WU XIA (2011)


 

I suppose when you spend a fair amount of time pondering a film’s title rather than addressing any shortcomings, that’s a good sign. That’s where I am with Peter Chan’s 2011 WU XIA.
 


 

In early 20th century provincial China, Liu Jinxe (Donnie Yen) has a simple, but good life: a papermaker in a small village, he has a wife and two sons. The quality of his paper has brought a bit of prosperity in the village. But when two traveling criminals decide to rob the general store, and set to brutalizing the aged owners, Liu desperately steps in, and after a hectic donnybrook, both criminals are dead, seemingly more by accident than anything else.
 

But there are things that do not sit right with assistant inspector Xu Baiju (Takeshi Kaneshiro). From an examination of the corpses and the scene of the fight, he begins to suspect that the seemingly peaceful and thoroughly average Liu is not only a martial artist of no small skill, but also a criminal on the run from past crimes. Determined to see justice done, Xu finally bribes a judge for the warrant to arrest Liu, unwittingly alerting the very man from whom Liu is actually hiding – the head of the notorious 72 Demons (Jimmy Wang Yu).
 


 

I know what you’re going to say. You’re going to say, “Wait a minute. Isn’t that the plot to A HISTORY OF VIOLENCE?” Well, yeah, sorta. The insertion of Kaneshiro’s character adds a different air of uncertainty to the proceedings. The scenes of Xu reconstructing the fight from the smallest of clues is a fascinating bit of special effects wizardry, as the detective walks through slow motion footage of the fight, observing the carnage. Xu Baiju is an expert in physiology and acupuncture, using the needles to stave off the effects of a poison he was given in a case gone wrong many years before. Also, since that case, he has been haunted by his own doppelganger, who urges him on to satisfy justice. It’s that bit of instability that casts doubt on Xu’s actions.
 

Kaneshiro plays this sort of brainy character with arcane knowledge well; he was superb as the master strategist Zhuge Liang in John Woo’s RED CLIFF. He and Yen play well off each other, and it has to be said that Donnie Yen’s gentle everyman portrayal adds another level of uncertainty to the investigation. Tang Wei, last seen in Lust, Caution, is alternately lovely and heartbreaking as Liu’s wife, Ayu, who hasn’t delved too deeply into Liu’s past, fearing that he will vanish from her life, as did her first husband.
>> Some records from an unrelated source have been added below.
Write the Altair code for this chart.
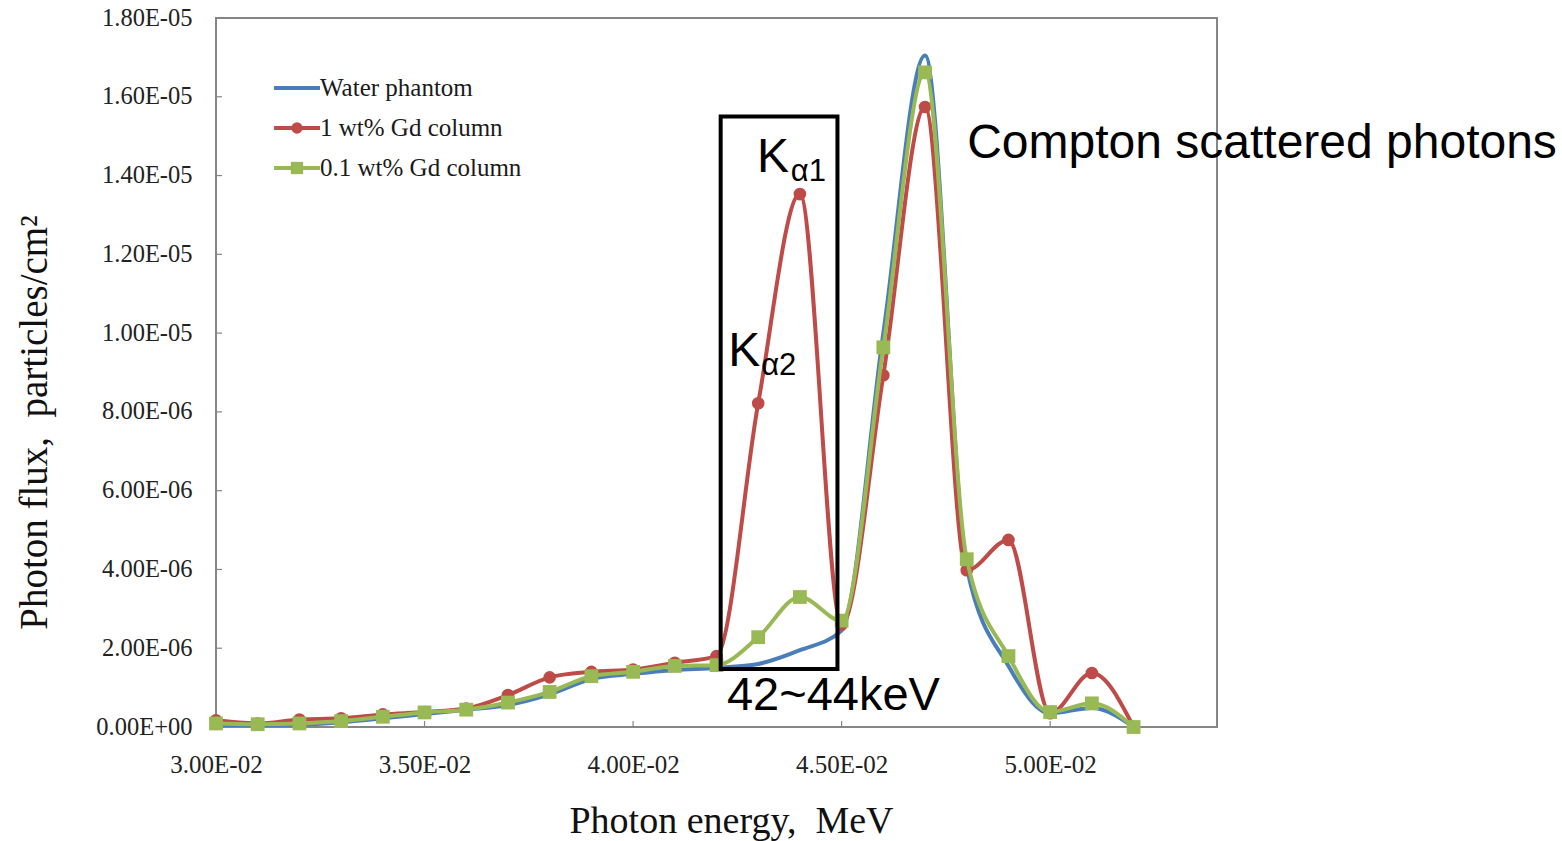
import altair as alt
import pandas as pd

# ---------------- data (flux in units of 1E-06 particles/cm2) ----------------
energy = [0.030, 0.031, 0.032, 0.033, 0.034, 0.035, 0.036, 0.037, 0.038, 0.039,
          0.040, 0.041, 0.042, 0.043, 0.044, 0.045, 0.046, 0.047, 0.048, 0.049,
          0.050, 0.051, 0.052]
water = [0.05, 0.05, 0.06, 0.12, 0.22, 0.33, 0.44, 0.56, 0.83, 1.22,
         1.35, 1.45, 1.50, 1.60, 1.95, 2.45, 10.0, 17.05, 4.05, 1.55,
         0.35, 0.48, 0.0]
gd1 = [0.17, 0.09, 0.19, 0.22, 0.32, 0.38, 0.47, 0.81, 1.26, 1.40,
       1.46, 1.63, 1.80, 8.22, 13.53, 2.60, 8.93, 15.74, 3.98, 4.75,
       0.35, 1.37, 0.0]
gd01 = [0.09, 0.07, 0.09, 0.15, 0.26, 0.37, 0.44, 0.62, 0.89, 1.29,
        1.40, 1.55, 1.57, 2.28, 3.30, 2.70, 9.64, 16.62, 4.26, 1.80,
        0.38, 0.60, 0.0]

series_names = ["Water phantom", "1 wt% Gd column", "0.1 wt% Gd column"]
series_values = [water, gd1, gd01]
colors = ["#4A7EBB", "#BE4B48", "#98B954"]
markers = [None, "circle", "square"]
marker_sizes = [0, 160, 190]

x_ticks = [0.030, 0.035, 0.040, 0.045, 0.050]
y_ticks = [0, 2, 4, 6, 8, 10, 12, 14, 16, 18]

# annotation box (Kα region) and labels, in data units
box = pd.DataFrame({"energy": [0.0421], "energy2": [0.0449], "flux": [1.47], "flux2": [15.5]})
ann = pd.DataFrame({
    "energy": [0.04297, 0.04378, 0.04228, 0.04307, 0.04225, 0.04801],
    "flux":   [14.09, 13.86, 9.16, 8.93, 0.43, 14.44],
    "text":   ["K", "α1", "K", "α2", "42~44keV", "Compton scattered photons"],
    "fs":     [48, 31, 48, 31, 47, 48],
})

NB = "\u00a0"

# ---------------- encodings ----------------
W, H = 1001, 709

x_enc = alt.X(
    "energy:Q",
    scale=alt.Scale(domain=[0.030, 0.054], nice=False, zero=False),
    axis=alt.Axis(
        values=x_ticks,
        labelExpr="format(datum.value*100, '.2f') + 'E-02'",
        title="Photon energy," + NB + " MeV",
        labelFontSize=25, labelPadding=25, labelFlush=False,
        titleX=515, titleY=105, titleBaseline="alphabetic", titleAlign="center",
        titleFontSize=38,
    ),
)
y_enc = alt.Y(
    "flux:Q",
    scale=alt.Scale(domain=[0, 18], nice=False),
    axis=alt.Axis(
        values=y_ticks,
        labelExpr="datum.value == 0 ? '0.00E+00' : (datum.value < 9.99 ? format(datum.value, '.2f') + 'E-06' : format(datum.value/10, '.2f') + 'E-05')",
        title="Photon flux," + NB + " particles/cm²",
        labelFontSize=24.5, labelPadding=24, labelFlush=False,
        titleAngle=270, titleX=-170, titleY=404, titleAlign="center",
        titleBaseline="alphabetic", titleFontSize=39,
    ),
)

layers = []

# inner tick marks
layers.append(
    alt.Chart(pd.DataFrame({"energy": x_ticks})).mark_rule(color="#868686", strokeWidth=1.2)
    .encode(x=x_enc, y=alt.value(H), y2=alt.value(H - 6))
)
layers.append(
    alt.Chart(pd.DataFrame({"flux": y_ticks})).mark_rule(color="#868686", strokeWidth=1.2)
    .encode(y=y_enc, x=alt.value(0), x2=alt.value(6))
)

# series
for name, vals, col, mk, ms in zip(series_names, series_values, colors, markers, marker_sizes):
    d = pd.DataFrame({"energy": energy, "flux": vals})
    layers.append(
        alt.Chart(d).mark_line(interpolate="monotone", strokeWidth=4, color=col)
        .encode(x=x_enc, y=y_enc)
    )
    if mk:
        layers.append(
            alt.Chart(d).mark_point(shape=mk, filled=True, size=ms, color=col, opacity=1)
            .encode(x=x_enc, y=y_enc)
        )

# annotation box
layers.append(
    alt.Chart(box).mark_rect(fillOpacity=0, stroke="black", strokeWidth=4)
    .encode(x=x_enc, x2="energy2:Q", y=y_enc, y2="flux2:Q")
)
# annotation texts
layers.append(
    alt.Chart(ann).mark_text(align="left", baseline="alphabetic", font="Liberation Sans", color="black")
    .encode(x=x_enc, y=y_enc, text="text:N", size=alt.Size("fs:Q", scale=None))
)

# manual legend (line + marker), positioned in the top-left corner of the plot
leg_y = [70, 110, 150]
for name, col, mk, ms, ly in zip(series_names, colors, markers, marker_sizes, leg_y):
    ld = pd.DataFrame({"label": [name]})
    layers.append(
        alt.Chart(ld).mark_rule(color=col, strokeWidth=4)
        .encode(x=alt.value(58), x2=alt.value(104), y=alt.value(ly))
    )
    if mk:
        layers.append(
            alt.Chart(ld).mark_point(shape=mk, filled=True, size=ms * 0.8, color=col, opacity=1)
            .encode(x=alt.value(81), y=alt.value(ly))
        )
    layers.append(
        alt.Chart(ld).mark_text(align="left", baseline="middle", font="Liberation Serif",
                                fontSize=25, color="#1a1a1a")
        .encode(x=alt.value(104), y=alt.value(ly), text="label:N")
    )

chart = (
    alt.layer(*layers)
    .properties(
        width=W, height=H,
        autosize=alt.AutoSizeParams(type="none"),
        padding={"left": 216, "top": 18, "right": 345, "bottom": 114},
        background="white",
    )
    .configure_view(stroke="#868686", strokeWidth=2)
    .configure_axis(
        domain=False, grid=False, ticks=False,
        labelFont="Liberation Serif", labelColor="#222222",
        titleFont="Liberation Serif", titleFontWeight="normal", titleColor="#111111",
    )
)

chart.save("out.html", embed_options={"renderer": "svg", "actions": False})
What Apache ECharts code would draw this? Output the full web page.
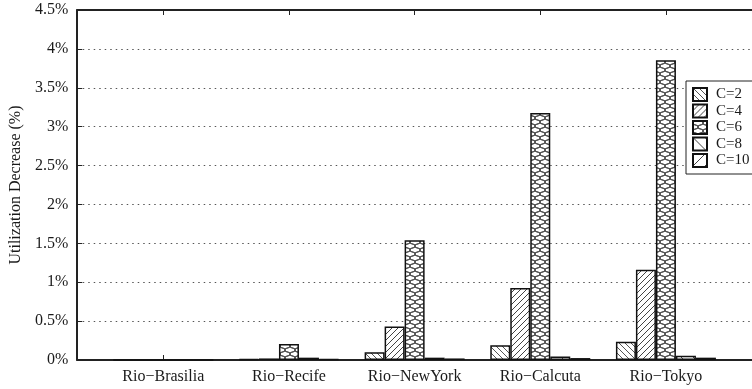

Seeing her character deal with each new twist in her life is particularly moving.
 


 

The movie’s plot is classic slow burn material; the gloves do not truly come off until nearly an hour and fifteen minutes in, when two representatives of the 72 Dragons (one of which is the welcome return of another kung fu favorite, Kara Hui) attack the village and Liu must drop his pretense of normalcy and intervene before more people die. It’s a truly electric moment, given that build-up, and the ensuing battle does not disappoint; sadly, I feel the movie never truly reaches that height again, not even in the final fight with Wang Yu, which contains a nicely ironic riff on his earlier career, but also ends with a device so close to an almost-literal deus ex machina that it’s hard not to feel cheated… cool as it admittedly was.
 

That should not defer you from seeing this – it’s an exceptionally good movie. The cinematography is beautiful, the countryside rendered in lush color, the period design in the village excellent, and the direction, superb. Peter Chan has worked his way up from comedy through horror (Three Extremes II) and into this sort of thoughtful foray into violence – he also directed THE WARLORDS, another excellent movie that I likely would have waxed eloquent over if I hadn’t just seen RED CLIFF.
 

As to my head scratching over the title; wuxia, as you might know, is actually the name of a genre in Chinese culture, the sort of story with righteous martial artists doing righteous things. That’s not, strictly speaking, what this movie’s about. I think the title came more as a result of the success of the previous year’s Jianghu (in the West, REIGN OF ASSASSINS), which is the term for that “world of martial arts” we keep hearing about, the alternate universe where wuxia stories take place. The agreed-upon international title of WU XIA is Swordsmen, although, again, not so descriptive of what happens. DRAGON is the title given as the “IMDb Display Name”, whatever that means. That title either makes me think of the Bruce Lee bio pic or, God help us, a Clive Cussler novel.

 

 

So WU XIA it remains, WU XIA I shall call it. A Donnie Yen movie which, like LEGEND OF THE FIST, does not give us much in the way of Donnie Yen doing what we love seeing Donnie Yen do, but unlike that Andrew Lau snoozefest, uses that lack of action to good effect.